Dataset items
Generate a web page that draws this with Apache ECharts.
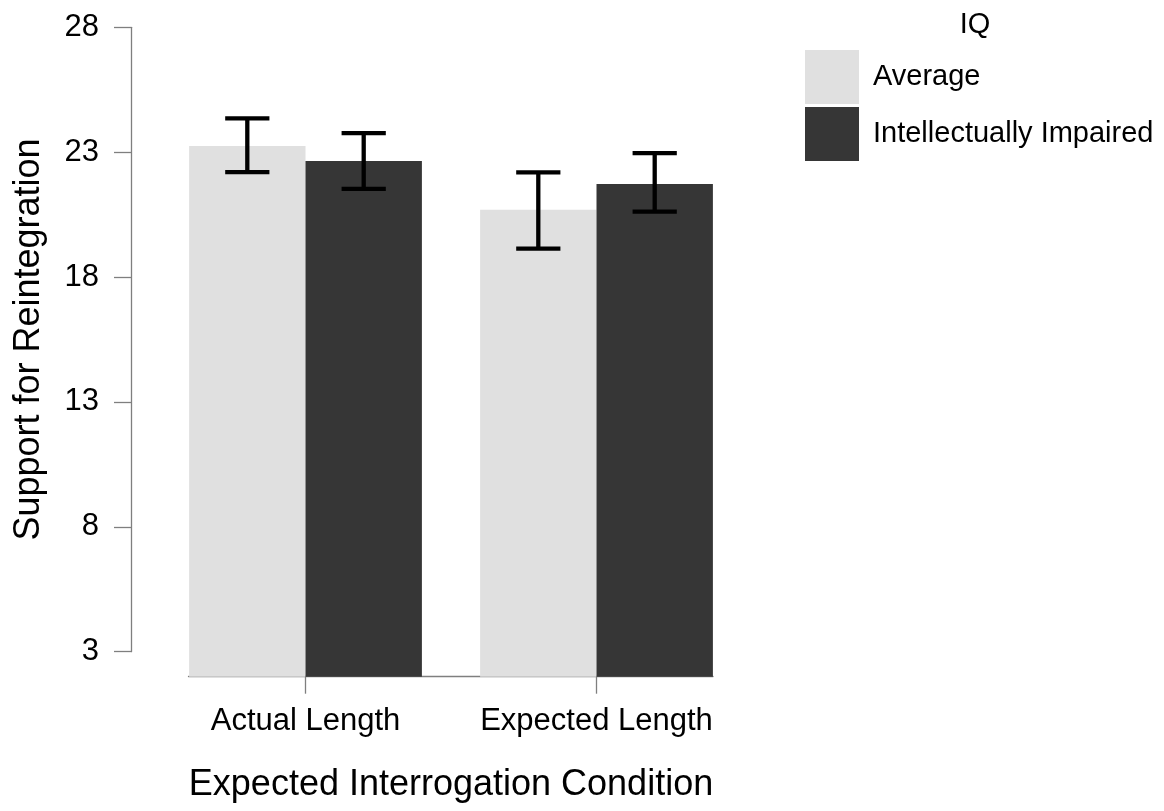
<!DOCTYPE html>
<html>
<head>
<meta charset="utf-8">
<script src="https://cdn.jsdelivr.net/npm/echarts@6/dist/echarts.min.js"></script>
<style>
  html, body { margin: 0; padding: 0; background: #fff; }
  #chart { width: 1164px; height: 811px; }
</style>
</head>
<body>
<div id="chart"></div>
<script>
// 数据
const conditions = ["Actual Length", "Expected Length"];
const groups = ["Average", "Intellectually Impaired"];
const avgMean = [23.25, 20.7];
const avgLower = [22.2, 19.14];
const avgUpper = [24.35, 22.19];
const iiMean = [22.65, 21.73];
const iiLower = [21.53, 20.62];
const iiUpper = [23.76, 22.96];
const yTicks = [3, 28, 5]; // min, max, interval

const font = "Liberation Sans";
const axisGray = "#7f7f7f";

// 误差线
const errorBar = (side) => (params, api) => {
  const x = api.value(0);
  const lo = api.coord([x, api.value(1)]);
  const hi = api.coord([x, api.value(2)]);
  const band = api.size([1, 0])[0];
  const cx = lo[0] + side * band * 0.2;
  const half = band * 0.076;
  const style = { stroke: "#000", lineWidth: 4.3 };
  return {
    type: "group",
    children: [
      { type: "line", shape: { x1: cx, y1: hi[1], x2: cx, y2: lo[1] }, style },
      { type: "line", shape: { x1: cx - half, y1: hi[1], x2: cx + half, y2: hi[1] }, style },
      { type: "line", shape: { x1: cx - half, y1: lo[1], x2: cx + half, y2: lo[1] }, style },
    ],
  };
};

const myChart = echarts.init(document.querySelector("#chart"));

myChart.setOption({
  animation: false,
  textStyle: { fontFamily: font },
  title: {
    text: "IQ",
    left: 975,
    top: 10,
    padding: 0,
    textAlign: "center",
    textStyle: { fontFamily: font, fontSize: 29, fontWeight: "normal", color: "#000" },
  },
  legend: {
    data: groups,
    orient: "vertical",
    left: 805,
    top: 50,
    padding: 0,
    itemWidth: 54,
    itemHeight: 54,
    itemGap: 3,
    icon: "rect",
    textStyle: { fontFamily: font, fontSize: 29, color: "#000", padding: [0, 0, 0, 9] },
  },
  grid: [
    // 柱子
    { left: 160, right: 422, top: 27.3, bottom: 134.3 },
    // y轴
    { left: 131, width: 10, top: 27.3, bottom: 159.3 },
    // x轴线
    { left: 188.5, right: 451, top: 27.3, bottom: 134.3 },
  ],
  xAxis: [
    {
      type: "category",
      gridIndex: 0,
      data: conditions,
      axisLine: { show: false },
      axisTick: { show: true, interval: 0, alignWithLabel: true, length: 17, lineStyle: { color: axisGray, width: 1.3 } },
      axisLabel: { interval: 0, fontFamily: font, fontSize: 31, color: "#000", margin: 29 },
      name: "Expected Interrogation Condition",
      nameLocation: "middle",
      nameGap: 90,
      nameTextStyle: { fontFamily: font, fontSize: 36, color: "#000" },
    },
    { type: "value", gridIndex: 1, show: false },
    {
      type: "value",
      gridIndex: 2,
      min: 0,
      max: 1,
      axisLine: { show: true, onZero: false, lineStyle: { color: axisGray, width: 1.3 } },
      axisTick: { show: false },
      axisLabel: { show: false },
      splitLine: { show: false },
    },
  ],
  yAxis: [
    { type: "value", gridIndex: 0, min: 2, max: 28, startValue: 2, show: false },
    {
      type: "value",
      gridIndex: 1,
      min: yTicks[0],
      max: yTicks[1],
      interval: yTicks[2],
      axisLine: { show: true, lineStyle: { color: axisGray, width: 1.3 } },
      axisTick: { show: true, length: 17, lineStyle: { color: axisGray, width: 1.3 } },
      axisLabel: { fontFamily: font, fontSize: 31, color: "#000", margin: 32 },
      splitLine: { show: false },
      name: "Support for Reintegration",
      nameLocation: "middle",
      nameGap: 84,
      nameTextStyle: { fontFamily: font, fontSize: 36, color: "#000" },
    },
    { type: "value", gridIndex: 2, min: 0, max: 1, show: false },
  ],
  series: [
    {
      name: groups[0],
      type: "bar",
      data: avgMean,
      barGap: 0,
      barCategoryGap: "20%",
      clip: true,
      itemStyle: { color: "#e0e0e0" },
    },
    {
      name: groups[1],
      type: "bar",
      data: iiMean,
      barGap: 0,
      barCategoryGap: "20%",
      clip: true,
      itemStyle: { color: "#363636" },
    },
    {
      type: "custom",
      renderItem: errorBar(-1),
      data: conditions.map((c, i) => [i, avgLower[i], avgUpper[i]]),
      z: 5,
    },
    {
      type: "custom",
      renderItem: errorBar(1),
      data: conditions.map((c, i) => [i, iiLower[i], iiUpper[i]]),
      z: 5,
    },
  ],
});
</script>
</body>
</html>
* * *
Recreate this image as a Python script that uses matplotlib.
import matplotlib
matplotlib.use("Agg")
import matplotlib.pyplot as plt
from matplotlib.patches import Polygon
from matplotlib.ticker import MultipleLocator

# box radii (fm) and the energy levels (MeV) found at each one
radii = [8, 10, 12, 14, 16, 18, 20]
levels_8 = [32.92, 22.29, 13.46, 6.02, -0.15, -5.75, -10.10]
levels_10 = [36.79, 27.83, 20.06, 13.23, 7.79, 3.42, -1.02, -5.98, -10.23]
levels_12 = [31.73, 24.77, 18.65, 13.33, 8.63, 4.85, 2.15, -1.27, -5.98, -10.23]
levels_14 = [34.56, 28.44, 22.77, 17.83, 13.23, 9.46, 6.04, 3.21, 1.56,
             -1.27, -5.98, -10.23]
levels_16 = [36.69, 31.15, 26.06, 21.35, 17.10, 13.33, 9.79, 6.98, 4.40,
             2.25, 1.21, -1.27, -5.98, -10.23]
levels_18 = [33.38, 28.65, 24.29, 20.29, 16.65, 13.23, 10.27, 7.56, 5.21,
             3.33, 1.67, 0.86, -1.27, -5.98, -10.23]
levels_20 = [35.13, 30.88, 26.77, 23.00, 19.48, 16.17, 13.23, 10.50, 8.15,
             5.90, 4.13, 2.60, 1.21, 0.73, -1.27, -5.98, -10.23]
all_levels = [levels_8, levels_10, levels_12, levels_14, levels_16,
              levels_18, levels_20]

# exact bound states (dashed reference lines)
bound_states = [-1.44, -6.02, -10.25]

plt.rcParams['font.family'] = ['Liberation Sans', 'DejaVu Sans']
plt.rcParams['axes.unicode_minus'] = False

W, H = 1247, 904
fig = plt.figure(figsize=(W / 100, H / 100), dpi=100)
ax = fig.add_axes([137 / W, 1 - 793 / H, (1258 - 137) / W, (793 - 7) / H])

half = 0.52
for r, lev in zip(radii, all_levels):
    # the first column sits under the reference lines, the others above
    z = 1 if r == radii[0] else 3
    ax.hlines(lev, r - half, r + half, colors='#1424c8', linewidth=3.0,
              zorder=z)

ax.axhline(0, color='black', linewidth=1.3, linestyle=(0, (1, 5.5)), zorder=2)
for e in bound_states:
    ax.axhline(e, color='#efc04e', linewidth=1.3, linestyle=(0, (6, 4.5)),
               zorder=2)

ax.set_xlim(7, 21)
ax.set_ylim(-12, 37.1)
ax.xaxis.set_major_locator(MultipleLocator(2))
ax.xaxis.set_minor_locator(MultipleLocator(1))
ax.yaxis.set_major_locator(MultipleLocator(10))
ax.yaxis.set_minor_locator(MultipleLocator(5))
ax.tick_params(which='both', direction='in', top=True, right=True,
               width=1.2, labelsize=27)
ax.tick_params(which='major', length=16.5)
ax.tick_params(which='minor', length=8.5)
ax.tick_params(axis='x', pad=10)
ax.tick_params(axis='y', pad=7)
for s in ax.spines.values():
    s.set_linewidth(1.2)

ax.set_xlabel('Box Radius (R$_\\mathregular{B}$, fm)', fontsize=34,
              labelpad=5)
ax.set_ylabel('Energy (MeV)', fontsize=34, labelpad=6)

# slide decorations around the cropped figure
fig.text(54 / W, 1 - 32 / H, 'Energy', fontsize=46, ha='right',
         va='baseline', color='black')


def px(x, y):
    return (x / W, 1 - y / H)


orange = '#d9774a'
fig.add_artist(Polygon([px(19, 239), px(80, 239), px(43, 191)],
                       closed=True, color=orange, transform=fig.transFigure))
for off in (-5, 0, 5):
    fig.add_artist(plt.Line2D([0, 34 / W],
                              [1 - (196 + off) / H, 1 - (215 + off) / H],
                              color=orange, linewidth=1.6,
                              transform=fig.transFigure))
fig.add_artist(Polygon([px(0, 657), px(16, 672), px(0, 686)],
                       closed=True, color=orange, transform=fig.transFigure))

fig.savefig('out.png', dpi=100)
* * *
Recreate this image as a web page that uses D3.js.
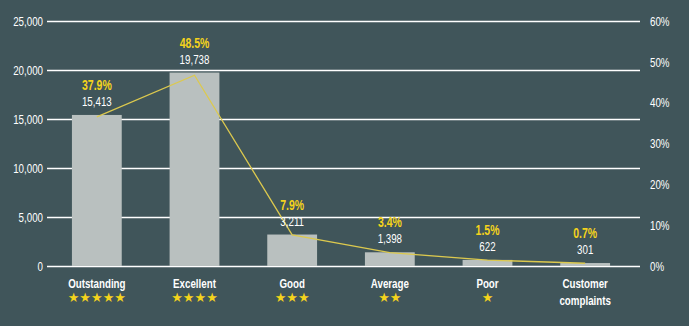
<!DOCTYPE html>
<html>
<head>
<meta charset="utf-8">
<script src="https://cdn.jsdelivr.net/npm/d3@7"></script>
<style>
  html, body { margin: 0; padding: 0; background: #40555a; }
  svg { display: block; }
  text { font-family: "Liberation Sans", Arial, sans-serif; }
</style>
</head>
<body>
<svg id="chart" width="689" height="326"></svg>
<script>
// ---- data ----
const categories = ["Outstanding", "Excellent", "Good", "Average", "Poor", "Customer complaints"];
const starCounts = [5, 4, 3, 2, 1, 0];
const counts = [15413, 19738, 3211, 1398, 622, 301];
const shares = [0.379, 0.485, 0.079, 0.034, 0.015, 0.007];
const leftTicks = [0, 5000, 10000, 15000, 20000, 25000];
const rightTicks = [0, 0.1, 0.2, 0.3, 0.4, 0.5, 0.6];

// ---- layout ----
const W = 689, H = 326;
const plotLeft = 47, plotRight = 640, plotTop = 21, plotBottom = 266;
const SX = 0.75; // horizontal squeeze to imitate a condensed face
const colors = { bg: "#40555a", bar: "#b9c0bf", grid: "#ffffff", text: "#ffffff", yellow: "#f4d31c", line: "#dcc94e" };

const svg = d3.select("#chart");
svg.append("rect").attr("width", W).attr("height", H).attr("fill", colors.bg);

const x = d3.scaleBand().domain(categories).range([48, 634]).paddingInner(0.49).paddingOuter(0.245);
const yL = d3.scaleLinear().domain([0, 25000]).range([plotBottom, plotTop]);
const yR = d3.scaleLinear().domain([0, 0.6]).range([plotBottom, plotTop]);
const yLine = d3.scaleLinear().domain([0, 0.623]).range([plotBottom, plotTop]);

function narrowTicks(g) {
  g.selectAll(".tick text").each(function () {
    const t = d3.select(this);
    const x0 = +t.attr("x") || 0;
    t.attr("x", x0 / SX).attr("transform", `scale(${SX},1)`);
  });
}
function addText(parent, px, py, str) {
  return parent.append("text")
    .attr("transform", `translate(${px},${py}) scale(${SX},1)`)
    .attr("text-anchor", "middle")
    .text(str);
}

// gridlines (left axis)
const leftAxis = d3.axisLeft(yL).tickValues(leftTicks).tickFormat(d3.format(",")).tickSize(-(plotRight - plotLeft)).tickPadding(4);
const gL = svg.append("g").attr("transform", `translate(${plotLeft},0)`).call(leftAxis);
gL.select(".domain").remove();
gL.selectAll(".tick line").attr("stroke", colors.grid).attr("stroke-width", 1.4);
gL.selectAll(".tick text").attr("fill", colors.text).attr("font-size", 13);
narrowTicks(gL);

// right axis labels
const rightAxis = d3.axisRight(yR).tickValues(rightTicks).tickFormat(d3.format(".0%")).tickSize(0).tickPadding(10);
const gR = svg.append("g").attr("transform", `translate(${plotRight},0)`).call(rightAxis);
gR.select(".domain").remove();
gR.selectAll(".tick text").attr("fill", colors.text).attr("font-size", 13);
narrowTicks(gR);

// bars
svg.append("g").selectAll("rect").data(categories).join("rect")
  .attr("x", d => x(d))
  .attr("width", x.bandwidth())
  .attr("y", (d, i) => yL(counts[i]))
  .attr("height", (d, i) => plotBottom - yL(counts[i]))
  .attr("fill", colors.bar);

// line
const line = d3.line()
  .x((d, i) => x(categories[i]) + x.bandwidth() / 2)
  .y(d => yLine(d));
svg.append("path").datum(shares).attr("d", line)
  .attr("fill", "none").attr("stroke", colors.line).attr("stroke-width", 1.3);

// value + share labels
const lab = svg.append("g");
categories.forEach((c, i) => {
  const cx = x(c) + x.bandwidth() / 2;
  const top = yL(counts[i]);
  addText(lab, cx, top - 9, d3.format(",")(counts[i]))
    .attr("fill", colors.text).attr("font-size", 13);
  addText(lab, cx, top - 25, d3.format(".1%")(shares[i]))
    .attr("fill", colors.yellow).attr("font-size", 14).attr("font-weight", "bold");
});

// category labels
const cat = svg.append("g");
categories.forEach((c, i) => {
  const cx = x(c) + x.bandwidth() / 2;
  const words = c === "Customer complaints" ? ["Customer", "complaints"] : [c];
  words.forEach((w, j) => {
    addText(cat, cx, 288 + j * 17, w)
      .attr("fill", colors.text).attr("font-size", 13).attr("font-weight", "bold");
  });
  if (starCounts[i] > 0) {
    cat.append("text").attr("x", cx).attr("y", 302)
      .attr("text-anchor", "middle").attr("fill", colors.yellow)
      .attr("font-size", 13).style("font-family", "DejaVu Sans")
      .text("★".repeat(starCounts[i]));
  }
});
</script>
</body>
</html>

## What to do
Give again, word for word, every line of the listing above from the one with "Recreate this image as a Python" to the one with "from matplotlib.ticker import MultipleLocator", both inclusive, and nothing beyond them.

## Response
Recreate this image as a Python script that uses matplotlib.
import matplotlib
matplotlib.use("Agg")
import matplotlib.pyplot as plt
from matplotlib.patches import Polygon
from matplotlib.ticker import MultipleLocator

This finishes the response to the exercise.